Transcribe only part of the material below: the lines from the one containing "Give me the TikZ source for this diagram." through the one containing "(G) at (15,228)", inclusive, exactly as written.

(Figure scripts)
——

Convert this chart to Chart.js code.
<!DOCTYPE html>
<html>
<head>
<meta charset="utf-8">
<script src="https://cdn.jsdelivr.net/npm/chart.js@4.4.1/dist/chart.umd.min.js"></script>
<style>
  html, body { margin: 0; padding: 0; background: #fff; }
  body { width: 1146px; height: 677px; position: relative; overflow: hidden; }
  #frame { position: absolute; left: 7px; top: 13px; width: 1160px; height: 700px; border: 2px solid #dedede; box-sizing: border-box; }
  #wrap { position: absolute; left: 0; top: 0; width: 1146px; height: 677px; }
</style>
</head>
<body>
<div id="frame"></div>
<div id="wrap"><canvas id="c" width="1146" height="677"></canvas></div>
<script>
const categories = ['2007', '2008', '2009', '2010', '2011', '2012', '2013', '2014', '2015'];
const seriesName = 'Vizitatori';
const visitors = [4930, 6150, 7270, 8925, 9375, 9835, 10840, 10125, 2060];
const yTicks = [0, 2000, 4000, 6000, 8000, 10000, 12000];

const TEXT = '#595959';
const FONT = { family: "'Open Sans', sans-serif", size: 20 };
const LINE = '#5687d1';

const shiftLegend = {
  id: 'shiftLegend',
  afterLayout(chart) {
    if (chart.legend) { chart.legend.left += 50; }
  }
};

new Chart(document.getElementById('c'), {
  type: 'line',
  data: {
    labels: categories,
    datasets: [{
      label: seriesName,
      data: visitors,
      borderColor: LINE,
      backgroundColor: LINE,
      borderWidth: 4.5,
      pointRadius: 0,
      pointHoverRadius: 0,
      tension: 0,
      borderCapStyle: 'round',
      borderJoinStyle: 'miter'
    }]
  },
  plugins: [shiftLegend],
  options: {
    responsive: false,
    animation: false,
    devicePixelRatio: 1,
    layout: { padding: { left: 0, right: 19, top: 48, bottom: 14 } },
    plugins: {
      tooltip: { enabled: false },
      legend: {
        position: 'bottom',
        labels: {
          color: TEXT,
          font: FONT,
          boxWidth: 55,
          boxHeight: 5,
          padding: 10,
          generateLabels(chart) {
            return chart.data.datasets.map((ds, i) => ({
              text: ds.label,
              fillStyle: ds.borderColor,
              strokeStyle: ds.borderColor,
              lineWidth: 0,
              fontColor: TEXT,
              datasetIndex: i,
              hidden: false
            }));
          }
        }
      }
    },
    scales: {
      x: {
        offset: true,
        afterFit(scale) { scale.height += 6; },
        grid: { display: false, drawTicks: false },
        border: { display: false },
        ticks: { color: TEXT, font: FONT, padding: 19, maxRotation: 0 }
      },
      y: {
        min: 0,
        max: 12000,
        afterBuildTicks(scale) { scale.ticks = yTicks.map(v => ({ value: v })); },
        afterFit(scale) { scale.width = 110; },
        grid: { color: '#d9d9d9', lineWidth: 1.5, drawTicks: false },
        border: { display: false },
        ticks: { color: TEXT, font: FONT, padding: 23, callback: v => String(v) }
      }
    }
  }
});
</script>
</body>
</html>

——

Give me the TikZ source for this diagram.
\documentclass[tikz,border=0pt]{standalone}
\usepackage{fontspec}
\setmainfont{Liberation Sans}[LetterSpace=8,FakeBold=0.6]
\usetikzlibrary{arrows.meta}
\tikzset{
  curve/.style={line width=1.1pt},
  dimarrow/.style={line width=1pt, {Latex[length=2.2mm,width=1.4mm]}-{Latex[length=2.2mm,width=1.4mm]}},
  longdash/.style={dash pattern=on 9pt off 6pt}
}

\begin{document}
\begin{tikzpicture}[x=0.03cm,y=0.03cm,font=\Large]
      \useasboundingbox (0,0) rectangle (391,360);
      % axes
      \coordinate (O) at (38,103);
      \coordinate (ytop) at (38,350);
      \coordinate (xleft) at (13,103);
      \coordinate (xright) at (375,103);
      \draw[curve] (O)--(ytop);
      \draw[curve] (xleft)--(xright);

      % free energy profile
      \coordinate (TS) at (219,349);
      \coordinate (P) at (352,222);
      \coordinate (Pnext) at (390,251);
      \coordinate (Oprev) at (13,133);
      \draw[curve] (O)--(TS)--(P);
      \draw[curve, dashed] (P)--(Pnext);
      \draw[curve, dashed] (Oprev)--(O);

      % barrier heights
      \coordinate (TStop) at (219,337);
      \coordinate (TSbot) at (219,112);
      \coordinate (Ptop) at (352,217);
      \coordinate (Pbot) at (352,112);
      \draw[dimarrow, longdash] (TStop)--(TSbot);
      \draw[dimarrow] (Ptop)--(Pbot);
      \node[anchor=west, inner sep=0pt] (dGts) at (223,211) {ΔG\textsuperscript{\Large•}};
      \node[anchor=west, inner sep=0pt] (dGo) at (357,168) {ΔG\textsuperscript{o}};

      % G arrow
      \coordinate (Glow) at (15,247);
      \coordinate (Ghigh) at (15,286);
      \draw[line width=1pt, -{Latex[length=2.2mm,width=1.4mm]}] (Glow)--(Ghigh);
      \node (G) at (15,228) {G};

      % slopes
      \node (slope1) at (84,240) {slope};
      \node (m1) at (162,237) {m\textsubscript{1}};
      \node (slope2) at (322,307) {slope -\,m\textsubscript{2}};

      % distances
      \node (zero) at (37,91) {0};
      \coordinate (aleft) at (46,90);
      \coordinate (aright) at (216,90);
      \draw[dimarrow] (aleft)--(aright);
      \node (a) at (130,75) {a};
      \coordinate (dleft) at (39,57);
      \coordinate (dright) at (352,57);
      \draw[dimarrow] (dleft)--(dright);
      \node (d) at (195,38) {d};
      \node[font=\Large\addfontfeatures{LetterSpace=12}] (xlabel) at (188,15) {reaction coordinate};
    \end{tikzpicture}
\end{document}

——

Finished answer:
Give me the TikZ source for this diagram.
\documentclass[tikz,border=0pt]{standalone}
\usepackage{fontspec}
\setmainfont{Liberation Sans}[LetterSpace=8,FakeBold=0.6]
\usetikzlibrary{arrows.meta}
\tikzset{
  curve/.style={line width=1.1pt},
  dimarrow/.style={line width=1pt, {Latex[length=2.2mm,width=1.4mm]}-{Latex[length=2.2mm,width=1.4mm]}},
  longdash/.style={dash pattern=on 9pt off 6pt}
}

\begin{document}
\begin{tikzpicture}[x=0.03cm,y=0.03cm,font=\Large]
      \useasboundingbox (0,0) rectangle (391,360);
      % axes
      \coordinate (O) at (38,103);
      \coordinate (ytop) at (38,350);
      \coordinate (xleft) at (13,103);
      \coordinate (xright) at (375,103);
      \draw[curve] (O)--(ytop);
      \draw[curve] (xleft)--(xright);

      % free energy profile
      \coordinate (TS) at (219,349);
      \coordinate (P) at (352,222);
      \coordinate (Pnext) at (390,251);
      \coordinate (Oprev) at (13,133);
      \draw[curve] (O)--(TS)--(P);
      \draw[curve, dashed] (P)--(Pnext);
      \draw[curve, dashed] (Oprev)--(O);

      % barrier heights
      \coordinate (TStop) at (219,337);
      \coordinate (TSbot) at (219,112);
      \coordinate (Ptop) at (352,217);
      \coordinate (Pbot) at (352,112);
      \draw[dimarrow, longdash] (TStop)--(TSbot);
      \draw[dimarrow] (Ptop)--(Pbot);
      \node[anchor=west, inner sep=0pt] (dGts) at (223,211) {ΔG\textsuperscript{\Large•}};
      \node[anchor=west, inner sep=0pt] (dGo) at (357,168) {ΔG\textsuperscript{o}};

      % G arrow
      \coordinate (Glow) at (15,247);
      \coordinate (Ghigh) at (15,286);
      \draw[line width=1pt, -{Latex[length=2.2mm,width=1.4mm]}] (Glow)--(Ghigh);
      \node (G) at (15,228) {G};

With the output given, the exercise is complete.